Your task is to copy each line that has the word "diagram".
** BEGIN RECORDS PROVIDED **
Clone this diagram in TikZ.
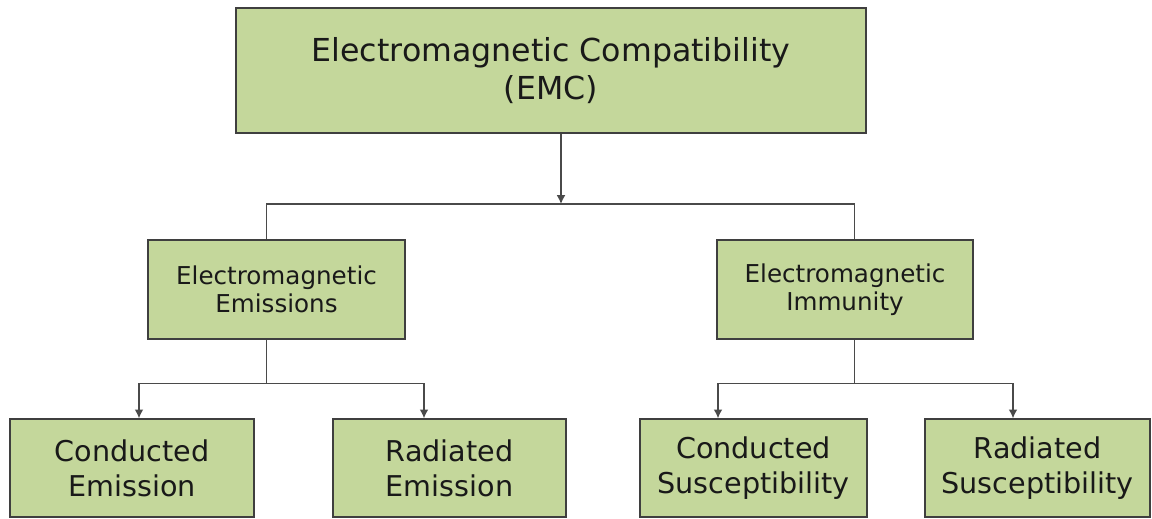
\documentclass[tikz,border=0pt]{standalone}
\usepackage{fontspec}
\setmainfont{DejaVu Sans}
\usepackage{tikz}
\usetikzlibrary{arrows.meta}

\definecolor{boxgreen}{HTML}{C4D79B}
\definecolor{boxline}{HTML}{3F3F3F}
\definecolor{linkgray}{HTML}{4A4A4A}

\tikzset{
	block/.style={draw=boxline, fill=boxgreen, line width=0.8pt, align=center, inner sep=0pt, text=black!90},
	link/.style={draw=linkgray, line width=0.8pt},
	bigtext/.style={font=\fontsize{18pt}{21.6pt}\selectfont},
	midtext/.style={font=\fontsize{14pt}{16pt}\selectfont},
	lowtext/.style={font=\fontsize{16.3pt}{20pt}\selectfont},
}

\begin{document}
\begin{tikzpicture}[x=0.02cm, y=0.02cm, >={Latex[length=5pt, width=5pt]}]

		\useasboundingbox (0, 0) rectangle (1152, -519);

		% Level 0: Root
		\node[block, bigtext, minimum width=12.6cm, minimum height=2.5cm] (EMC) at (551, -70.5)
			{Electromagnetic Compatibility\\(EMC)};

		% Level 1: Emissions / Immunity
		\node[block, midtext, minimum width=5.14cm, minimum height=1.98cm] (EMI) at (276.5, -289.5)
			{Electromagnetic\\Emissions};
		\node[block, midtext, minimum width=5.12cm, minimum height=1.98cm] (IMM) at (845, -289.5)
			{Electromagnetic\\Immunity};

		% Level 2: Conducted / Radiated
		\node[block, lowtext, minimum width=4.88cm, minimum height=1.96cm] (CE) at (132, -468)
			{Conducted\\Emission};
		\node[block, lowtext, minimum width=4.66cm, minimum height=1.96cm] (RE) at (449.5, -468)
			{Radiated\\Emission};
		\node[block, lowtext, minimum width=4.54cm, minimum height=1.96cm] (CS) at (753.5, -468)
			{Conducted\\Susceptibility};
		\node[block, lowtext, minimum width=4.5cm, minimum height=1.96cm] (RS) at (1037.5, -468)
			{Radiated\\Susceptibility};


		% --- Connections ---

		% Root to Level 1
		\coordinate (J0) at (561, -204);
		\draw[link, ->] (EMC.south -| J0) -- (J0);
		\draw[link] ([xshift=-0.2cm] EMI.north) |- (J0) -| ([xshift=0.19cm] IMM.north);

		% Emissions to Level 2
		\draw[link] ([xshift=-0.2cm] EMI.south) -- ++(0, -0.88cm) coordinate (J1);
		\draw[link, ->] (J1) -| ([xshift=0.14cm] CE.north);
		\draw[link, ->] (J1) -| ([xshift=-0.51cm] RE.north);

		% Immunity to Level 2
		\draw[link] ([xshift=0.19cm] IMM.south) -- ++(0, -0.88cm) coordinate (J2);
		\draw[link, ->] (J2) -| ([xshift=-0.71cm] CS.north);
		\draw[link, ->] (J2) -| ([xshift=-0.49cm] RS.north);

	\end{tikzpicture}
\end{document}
** END RECORDS PROVIDED **
** BEGIN RECORDS PROVIDED **
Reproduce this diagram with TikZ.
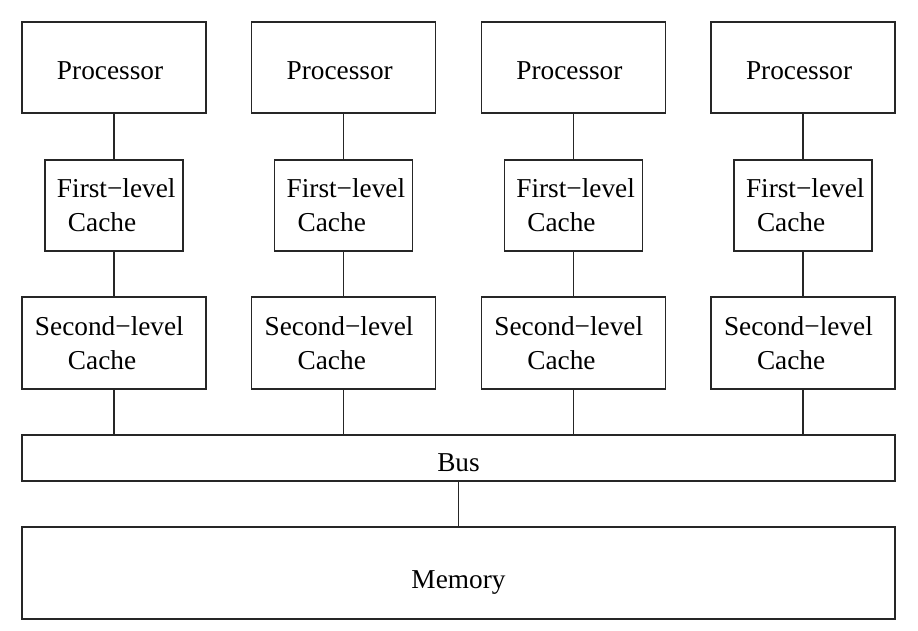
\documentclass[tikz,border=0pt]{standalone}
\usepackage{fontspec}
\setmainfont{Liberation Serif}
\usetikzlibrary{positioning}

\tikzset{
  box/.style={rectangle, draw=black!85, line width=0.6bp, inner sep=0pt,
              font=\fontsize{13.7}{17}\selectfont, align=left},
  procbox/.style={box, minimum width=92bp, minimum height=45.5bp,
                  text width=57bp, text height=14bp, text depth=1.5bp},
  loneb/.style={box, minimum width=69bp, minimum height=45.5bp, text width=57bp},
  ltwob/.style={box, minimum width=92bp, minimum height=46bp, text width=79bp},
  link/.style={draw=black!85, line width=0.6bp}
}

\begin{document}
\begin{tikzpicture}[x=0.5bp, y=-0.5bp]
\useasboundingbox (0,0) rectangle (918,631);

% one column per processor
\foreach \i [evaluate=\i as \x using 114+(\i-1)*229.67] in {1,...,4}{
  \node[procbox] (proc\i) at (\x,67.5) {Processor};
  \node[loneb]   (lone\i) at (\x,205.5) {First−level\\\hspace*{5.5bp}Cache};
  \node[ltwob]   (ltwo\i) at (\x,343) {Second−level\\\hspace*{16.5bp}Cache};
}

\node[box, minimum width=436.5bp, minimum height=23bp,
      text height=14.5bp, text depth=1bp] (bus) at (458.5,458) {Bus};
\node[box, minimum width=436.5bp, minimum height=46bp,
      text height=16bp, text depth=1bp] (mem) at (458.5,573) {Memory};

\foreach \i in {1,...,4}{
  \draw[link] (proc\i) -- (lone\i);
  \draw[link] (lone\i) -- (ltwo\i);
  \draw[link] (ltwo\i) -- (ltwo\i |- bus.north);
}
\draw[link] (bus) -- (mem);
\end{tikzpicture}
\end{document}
** END RECORDS PROVIDED **
** BEGIN RECORDS PROVIDED **
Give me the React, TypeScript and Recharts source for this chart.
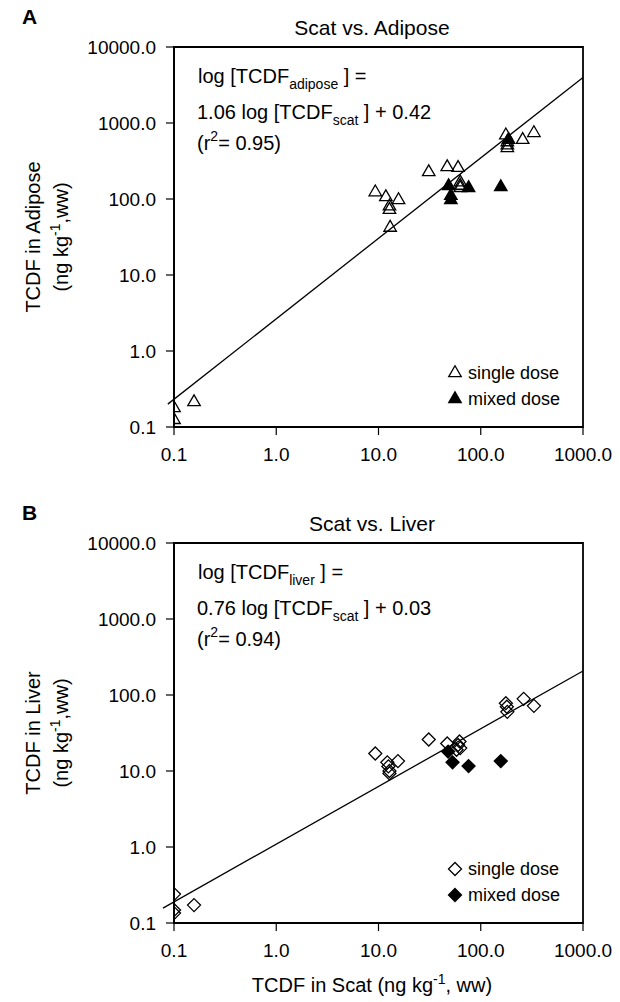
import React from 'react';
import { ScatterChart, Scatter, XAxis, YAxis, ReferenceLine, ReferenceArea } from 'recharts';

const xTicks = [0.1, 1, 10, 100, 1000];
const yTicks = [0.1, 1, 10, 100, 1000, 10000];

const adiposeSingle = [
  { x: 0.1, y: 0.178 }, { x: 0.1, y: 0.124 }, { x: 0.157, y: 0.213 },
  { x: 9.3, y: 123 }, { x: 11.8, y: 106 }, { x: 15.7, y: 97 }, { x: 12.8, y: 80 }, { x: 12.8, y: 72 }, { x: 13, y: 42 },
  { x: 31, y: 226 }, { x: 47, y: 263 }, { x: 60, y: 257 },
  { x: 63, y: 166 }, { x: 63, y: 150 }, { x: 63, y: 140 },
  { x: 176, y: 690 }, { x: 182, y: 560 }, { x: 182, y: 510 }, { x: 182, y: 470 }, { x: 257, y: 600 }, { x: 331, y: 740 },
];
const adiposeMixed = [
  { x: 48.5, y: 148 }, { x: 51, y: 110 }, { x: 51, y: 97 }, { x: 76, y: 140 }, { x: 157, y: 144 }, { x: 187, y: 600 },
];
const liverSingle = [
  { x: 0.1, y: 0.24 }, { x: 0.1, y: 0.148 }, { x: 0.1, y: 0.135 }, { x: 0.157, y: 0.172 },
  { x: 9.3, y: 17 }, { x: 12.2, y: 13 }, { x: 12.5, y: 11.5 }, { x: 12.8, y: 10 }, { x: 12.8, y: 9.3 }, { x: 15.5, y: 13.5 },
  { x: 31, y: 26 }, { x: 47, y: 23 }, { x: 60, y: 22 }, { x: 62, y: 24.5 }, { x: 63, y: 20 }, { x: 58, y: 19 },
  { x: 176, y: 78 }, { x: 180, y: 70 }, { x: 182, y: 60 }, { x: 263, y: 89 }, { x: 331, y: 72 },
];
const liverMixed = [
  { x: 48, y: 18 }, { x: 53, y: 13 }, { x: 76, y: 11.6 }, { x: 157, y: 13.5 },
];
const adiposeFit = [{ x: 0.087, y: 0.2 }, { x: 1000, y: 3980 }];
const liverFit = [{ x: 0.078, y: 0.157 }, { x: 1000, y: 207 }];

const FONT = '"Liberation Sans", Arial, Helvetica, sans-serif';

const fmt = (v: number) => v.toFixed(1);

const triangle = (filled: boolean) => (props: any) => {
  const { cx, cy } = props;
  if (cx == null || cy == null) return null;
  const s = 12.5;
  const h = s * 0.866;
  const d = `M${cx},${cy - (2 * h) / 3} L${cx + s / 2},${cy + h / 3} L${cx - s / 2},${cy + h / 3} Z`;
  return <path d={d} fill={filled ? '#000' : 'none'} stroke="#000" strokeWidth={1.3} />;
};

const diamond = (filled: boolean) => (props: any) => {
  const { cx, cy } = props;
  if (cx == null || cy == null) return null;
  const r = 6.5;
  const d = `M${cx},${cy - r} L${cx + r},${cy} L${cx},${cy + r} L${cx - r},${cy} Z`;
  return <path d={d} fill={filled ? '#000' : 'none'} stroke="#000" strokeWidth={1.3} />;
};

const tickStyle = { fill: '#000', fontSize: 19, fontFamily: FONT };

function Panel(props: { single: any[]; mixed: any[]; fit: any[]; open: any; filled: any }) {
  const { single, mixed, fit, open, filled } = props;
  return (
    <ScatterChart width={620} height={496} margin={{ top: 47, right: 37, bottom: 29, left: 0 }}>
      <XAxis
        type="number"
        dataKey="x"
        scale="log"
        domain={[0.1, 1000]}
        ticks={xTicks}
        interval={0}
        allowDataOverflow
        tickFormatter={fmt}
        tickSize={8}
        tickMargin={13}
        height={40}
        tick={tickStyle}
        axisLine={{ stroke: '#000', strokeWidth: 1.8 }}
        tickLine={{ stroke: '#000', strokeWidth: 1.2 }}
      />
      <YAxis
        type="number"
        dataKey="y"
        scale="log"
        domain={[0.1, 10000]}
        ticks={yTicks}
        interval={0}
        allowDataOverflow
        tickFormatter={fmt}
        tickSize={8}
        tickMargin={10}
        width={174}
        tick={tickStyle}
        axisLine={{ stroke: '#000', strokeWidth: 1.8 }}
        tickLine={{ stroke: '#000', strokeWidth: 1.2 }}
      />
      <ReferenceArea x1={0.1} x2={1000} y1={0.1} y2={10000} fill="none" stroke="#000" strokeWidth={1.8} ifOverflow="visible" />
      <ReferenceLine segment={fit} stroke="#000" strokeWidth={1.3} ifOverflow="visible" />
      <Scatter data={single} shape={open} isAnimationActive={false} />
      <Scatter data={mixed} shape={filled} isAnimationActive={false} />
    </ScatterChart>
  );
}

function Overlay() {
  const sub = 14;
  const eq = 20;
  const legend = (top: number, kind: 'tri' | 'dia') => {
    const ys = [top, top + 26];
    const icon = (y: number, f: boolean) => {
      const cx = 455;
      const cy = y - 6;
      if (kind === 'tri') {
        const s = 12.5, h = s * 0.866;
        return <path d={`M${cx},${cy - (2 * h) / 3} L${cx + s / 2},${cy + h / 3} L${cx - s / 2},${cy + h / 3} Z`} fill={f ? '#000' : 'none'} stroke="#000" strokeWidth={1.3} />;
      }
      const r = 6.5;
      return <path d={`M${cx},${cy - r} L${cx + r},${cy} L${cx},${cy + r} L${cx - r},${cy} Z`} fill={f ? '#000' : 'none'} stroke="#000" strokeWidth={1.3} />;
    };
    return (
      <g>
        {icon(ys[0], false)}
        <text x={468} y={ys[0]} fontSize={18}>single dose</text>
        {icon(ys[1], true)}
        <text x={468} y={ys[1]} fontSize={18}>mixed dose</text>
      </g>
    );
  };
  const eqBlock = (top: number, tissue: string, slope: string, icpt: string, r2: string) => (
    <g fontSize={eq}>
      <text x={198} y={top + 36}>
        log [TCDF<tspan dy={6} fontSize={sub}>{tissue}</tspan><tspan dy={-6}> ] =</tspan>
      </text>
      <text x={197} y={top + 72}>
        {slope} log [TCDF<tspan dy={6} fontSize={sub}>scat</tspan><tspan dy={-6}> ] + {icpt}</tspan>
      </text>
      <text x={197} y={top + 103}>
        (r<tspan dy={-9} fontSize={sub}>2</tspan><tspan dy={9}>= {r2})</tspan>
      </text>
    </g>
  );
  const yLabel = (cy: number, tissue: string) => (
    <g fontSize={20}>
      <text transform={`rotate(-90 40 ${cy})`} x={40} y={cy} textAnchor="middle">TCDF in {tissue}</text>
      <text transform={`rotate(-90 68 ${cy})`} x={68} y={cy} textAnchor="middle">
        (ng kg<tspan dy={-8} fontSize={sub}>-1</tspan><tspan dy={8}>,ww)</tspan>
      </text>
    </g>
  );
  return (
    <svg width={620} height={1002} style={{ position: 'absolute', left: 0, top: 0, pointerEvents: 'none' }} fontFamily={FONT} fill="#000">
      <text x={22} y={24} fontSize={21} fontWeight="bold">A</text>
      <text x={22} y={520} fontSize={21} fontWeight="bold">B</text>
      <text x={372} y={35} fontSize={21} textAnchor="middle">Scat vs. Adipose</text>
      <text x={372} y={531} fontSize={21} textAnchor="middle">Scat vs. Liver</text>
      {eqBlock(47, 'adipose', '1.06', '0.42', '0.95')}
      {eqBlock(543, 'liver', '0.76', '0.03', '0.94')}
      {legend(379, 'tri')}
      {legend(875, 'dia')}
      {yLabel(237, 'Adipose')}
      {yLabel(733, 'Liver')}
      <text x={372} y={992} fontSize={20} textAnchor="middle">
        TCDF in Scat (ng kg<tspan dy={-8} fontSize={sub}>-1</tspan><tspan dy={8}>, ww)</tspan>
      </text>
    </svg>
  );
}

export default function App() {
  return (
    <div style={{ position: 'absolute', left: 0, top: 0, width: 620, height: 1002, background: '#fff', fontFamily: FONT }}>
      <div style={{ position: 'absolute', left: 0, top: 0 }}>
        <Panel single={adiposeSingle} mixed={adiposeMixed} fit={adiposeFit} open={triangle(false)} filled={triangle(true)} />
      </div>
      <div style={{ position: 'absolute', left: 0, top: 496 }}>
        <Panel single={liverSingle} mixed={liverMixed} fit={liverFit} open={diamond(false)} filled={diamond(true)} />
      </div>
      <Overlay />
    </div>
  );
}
** END RECORDS PROVIDED **
→ SOLUTION TO THIS TASK
Clone this diagram in TikZ.
Reproduce this diagram with TikZ.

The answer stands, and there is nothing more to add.